RECORD EXTRACTS:
*-*-*

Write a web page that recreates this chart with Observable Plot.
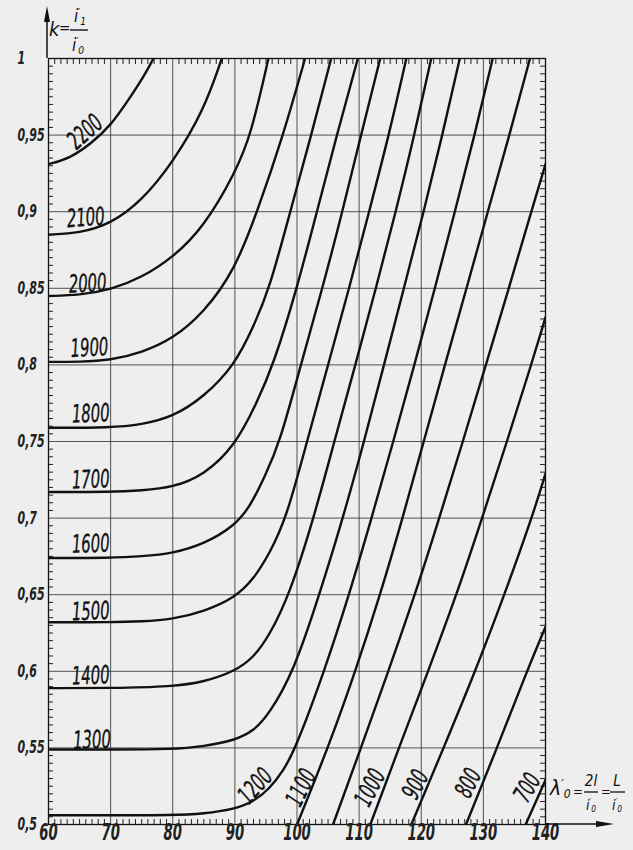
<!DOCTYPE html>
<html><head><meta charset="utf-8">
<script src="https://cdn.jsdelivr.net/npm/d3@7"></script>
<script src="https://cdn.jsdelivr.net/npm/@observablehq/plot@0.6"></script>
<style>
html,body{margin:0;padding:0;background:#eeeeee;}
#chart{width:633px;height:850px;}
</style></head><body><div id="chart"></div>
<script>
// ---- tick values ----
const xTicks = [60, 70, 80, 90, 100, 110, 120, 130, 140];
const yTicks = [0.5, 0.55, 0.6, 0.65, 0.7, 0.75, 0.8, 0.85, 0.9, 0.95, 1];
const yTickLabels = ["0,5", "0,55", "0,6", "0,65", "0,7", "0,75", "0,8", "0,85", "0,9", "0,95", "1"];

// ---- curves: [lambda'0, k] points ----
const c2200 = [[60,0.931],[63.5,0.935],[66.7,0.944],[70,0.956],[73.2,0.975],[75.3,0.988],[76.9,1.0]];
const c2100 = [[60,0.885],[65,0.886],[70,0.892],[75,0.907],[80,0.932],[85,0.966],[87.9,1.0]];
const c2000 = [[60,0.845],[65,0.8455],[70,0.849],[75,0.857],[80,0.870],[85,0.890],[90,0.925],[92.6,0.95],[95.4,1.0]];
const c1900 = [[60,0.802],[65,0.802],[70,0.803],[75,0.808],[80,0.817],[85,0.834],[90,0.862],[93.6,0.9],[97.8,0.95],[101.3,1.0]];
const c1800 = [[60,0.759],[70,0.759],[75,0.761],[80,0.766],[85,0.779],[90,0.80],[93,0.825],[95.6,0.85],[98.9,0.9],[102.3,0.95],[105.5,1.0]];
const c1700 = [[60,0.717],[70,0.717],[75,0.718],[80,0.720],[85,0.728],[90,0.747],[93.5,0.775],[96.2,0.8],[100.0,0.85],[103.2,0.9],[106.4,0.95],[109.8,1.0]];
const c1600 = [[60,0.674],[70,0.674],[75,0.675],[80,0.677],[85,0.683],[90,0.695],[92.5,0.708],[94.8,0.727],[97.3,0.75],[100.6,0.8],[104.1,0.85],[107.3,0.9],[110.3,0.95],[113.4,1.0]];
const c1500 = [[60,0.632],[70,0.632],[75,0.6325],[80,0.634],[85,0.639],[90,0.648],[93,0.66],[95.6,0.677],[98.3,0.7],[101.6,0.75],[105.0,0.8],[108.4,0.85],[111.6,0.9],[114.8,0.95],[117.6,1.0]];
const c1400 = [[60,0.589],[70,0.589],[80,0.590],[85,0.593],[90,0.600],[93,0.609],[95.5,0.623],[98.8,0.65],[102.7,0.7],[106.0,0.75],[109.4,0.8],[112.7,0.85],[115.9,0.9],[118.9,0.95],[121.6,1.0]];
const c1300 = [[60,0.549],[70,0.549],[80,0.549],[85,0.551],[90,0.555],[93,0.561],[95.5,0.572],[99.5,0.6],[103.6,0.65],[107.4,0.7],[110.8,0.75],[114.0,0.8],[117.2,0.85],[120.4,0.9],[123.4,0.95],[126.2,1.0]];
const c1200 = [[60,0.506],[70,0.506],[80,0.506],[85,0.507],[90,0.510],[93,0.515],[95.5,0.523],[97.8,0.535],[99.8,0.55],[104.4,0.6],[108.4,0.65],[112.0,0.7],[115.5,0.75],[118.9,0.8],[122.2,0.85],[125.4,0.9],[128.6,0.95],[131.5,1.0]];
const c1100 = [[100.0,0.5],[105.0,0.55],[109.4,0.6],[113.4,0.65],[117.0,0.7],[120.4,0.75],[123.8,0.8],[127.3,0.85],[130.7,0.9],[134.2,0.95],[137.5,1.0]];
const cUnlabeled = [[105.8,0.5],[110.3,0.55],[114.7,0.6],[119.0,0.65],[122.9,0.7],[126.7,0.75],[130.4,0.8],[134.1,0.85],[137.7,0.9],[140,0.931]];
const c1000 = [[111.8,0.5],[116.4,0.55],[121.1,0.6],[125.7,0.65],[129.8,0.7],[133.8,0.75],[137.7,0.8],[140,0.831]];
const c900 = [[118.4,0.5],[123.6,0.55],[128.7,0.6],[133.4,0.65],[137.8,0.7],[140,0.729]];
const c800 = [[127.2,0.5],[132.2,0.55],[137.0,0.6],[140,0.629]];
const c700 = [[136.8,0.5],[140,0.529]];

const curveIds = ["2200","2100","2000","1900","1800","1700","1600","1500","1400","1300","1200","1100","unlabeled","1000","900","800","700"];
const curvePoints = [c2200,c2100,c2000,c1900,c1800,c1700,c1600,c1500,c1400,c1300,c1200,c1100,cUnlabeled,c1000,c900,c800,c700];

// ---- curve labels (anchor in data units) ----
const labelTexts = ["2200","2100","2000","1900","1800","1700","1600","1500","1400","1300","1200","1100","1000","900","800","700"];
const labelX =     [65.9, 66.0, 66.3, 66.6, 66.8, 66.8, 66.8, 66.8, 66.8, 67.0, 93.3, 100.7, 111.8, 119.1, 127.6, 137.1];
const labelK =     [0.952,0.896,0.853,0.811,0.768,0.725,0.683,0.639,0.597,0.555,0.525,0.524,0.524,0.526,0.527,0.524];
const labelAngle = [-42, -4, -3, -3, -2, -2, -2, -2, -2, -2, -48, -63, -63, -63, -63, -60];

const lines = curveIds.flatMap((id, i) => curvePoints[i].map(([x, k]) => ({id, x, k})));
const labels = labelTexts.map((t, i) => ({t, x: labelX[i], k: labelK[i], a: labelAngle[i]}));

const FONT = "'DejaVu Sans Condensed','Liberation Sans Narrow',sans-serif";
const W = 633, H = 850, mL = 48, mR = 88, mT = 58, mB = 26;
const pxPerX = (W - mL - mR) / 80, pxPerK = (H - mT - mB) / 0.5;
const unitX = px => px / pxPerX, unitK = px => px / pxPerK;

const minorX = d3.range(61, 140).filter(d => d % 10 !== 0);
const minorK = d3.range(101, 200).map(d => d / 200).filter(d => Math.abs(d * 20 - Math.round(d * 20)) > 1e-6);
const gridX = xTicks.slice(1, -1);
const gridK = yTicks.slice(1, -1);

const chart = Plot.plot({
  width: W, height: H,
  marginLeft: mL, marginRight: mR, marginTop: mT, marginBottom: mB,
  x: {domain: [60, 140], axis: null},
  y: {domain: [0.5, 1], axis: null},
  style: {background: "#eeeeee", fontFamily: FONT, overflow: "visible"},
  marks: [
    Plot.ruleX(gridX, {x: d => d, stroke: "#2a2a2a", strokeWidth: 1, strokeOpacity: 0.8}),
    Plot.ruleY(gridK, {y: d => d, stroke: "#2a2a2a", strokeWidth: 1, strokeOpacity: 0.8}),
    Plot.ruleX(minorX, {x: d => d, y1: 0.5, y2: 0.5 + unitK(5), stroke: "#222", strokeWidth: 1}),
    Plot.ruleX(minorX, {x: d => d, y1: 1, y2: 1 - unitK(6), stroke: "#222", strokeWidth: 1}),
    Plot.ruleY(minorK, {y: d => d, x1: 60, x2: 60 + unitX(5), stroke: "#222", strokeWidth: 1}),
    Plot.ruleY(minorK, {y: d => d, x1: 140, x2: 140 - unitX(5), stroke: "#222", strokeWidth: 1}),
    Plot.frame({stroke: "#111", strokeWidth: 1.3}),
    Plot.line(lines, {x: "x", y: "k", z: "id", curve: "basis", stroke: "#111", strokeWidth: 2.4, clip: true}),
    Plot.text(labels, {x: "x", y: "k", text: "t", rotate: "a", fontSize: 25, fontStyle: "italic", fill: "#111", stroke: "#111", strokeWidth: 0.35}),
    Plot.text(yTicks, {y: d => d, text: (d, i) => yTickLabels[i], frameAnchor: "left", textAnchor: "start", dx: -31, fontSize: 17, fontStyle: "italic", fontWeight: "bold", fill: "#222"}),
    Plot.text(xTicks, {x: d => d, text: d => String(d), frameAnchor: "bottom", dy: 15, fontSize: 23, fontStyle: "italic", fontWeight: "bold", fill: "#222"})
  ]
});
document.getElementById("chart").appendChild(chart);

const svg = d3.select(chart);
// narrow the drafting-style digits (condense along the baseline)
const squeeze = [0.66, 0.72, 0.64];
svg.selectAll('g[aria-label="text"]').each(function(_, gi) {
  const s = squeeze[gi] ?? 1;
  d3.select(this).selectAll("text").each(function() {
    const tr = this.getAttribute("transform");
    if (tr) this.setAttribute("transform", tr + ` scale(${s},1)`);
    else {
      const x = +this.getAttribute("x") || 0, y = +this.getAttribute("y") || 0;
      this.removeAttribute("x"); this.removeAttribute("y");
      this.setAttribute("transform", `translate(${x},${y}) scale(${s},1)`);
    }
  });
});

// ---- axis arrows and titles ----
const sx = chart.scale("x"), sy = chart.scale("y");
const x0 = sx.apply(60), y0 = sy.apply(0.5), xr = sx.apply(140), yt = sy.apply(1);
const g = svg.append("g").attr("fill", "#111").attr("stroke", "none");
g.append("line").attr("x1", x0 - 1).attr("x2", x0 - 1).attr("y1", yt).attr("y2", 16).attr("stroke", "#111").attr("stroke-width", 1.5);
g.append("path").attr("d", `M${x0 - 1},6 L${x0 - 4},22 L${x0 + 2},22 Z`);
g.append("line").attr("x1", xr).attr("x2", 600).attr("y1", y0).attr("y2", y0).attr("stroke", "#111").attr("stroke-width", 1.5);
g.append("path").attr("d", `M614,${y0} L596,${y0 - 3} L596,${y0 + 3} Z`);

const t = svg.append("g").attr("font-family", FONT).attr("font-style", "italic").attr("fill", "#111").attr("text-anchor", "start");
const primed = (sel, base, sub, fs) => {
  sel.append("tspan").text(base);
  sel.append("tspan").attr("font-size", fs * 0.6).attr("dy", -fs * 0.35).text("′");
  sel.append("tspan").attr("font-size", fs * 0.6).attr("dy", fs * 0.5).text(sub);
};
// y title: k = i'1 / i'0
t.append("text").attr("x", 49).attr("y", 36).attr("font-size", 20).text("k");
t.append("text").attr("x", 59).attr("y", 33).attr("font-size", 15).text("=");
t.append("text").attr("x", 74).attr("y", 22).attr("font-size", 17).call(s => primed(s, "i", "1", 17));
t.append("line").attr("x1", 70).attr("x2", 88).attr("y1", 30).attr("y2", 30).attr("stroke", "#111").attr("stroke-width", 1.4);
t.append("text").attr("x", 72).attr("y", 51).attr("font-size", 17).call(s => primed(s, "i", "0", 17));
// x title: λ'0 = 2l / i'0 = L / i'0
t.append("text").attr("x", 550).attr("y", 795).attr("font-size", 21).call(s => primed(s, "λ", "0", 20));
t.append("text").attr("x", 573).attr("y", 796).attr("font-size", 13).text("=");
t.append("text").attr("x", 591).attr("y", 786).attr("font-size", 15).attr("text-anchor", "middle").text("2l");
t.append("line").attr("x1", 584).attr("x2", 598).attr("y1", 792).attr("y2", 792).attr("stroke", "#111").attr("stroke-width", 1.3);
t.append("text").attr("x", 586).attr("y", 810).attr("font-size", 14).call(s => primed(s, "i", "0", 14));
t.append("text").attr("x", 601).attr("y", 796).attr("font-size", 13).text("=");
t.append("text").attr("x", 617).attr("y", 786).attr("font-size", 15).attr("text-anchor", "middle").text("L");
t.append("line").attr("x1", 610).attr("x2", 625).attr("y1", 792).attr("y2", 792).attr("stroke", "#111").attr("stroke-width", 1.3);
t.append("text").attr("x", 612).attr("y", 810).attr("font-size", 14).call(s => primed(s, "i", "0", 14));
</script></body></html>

*-*-*

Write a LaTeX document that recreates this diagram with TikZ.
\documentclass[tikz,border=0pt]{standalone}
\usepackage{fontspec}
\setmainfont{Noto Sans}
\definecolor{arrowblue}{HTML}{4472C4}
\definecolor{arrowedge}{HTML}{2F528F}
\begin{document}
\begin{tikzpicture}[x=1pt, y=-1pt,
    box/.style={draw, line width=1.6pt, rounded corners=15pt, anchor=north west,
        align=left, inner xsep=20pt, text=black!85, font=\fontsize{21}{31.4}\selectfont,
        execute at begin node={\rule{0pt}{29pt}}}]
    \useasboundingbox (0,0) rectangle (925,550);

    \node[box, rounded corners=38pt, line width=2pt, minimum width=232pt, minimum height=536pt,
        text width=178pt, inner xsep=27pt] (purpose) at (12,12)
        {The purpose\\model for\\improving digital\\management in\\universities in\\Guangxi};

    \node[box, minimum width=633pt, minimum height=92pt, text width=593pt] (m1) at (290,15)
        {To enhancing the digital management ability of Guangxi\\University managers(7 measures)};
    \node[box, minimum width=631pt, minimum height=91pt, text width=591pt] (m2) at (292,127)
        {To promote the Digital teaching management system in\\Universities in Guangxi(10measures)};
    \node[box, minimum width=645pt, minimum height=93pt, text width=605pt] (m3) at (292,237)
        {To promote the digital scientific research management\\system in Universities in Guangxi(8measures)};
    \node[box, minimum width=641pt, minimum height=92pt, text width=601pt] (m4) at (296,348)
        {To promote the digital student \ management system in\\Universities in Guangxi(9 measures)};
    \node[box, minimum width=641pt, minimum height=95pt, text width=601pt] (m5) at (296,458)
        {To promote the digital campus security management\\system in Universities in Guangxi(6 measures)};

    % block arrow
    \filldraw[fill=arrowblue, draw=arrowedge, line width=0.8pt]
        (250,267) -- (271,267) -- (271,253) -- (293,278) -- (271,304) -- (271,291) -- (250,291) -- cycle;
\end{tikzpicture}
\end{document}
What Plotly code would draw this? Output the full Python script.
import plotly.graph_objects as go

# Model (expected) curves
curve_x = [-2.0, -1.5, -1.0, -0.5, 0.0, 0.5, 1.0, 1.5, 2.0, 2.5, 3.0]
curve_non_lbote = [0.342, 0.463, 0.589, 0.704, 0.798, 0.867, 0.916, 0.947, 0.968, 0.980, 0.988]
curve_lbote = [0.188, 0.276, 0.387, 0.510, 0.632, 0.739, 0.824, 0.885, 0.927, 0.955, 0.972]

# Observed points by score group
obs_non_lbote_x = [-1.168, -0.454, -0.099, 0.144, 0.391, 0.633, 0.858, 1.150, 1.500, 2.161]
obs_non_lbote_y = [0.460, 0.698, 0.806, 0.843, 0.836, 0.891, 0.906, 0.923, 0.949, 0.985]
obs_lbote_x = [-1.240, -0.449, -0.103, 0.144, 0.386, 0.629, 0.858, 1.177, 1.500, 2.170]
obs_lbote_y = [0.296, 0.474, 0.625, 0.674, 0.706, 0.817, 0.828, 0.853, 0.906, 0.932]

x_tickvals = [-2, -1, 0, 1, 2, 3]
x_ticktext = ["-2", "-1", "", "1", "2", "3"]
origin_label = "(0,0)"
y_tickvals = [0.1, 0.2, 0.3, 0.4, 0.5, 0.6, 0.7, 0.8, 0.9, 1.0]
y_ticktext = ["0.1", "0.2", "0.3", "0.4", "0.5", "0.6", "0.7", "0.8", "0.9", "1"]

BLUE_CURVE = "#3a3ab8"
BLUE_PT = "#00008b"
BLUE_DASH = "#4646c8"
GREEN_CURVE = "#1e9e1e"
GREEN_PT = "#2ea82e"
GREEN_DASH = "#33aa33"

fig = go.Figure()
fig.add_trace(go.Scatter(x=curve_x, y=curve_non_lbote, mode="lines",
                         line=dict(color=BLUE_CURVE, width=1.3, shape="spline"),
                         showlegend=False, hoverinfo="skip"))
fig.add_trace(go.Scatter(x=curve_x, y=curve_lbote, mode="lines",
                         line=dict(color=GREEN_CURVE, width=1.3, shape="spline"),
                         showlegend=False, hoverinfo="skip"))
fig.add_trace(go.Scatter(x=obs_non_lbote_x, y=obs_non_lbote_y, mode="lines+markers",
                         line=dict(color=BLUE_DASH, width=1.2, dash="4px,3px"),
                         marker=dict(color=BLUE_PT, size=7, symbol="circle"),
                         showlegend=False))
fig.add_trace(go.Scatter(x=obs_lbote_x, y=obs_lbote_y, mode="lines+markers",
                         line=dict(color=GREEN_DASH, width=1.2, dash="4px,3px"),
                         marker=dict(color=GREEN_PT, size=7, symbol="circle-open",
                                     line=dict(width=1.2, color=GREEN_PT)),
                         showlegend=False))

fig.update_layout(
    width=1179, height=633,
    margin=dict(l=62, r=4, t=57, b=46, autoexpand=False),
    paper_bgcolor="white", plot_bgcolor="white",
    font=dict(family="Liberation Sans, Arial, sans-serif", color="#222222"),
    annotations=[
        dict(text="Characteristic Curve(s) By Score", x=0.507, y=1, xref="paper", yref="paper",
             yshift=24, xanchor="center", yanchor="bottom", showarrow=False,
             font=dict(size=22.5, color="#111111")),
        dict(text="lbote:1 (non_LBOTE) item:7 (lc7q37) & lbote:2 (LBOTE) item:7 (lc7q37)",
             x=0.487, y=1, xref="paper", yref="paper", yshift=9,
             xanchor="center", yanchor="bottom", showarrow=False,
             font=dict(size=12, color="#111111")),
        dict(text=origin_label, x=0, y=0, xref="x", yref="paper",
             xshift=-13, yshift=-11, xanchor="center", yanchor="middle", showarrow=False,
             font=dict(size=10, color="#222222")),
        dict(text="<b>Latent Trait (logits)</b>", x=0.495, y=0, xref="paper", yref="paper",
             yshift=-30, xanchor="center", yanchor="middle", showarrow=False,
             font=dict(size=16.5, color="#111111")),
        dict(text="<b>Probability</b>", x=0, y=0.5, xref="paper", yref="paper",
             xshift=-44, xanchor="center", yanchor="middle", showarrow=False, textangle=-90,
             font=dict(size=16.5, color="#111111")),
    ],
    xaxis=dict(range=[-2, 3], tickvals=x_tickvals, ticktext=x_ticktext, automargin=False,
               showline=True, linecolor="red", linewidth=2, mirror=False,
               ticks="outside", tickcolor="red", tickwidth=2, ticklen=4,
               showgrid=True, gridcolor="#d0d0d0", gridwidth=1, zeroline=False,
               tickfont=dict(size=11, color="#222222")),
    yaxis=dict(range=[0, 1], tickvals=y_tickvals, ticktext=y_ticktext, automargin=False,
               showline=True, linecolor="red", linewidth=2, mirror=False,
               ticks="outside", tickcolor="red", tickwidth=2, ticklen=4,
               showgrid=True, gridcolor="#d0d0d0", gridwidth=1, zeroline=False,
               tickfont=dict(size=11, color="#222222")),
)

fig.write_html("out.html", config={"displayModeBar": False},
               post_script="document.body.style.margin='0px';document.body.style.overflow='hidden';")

*-*-*

Output the section opening with the line that has "What Plotly code" and closing with the line that has "import plotly.graph_objects as go". Keep both end lines and leave out the rest.

EXERCISE OUTPUT:
What Plotly code would draw this? Output the full Python script.
import plotly.graph_objects as go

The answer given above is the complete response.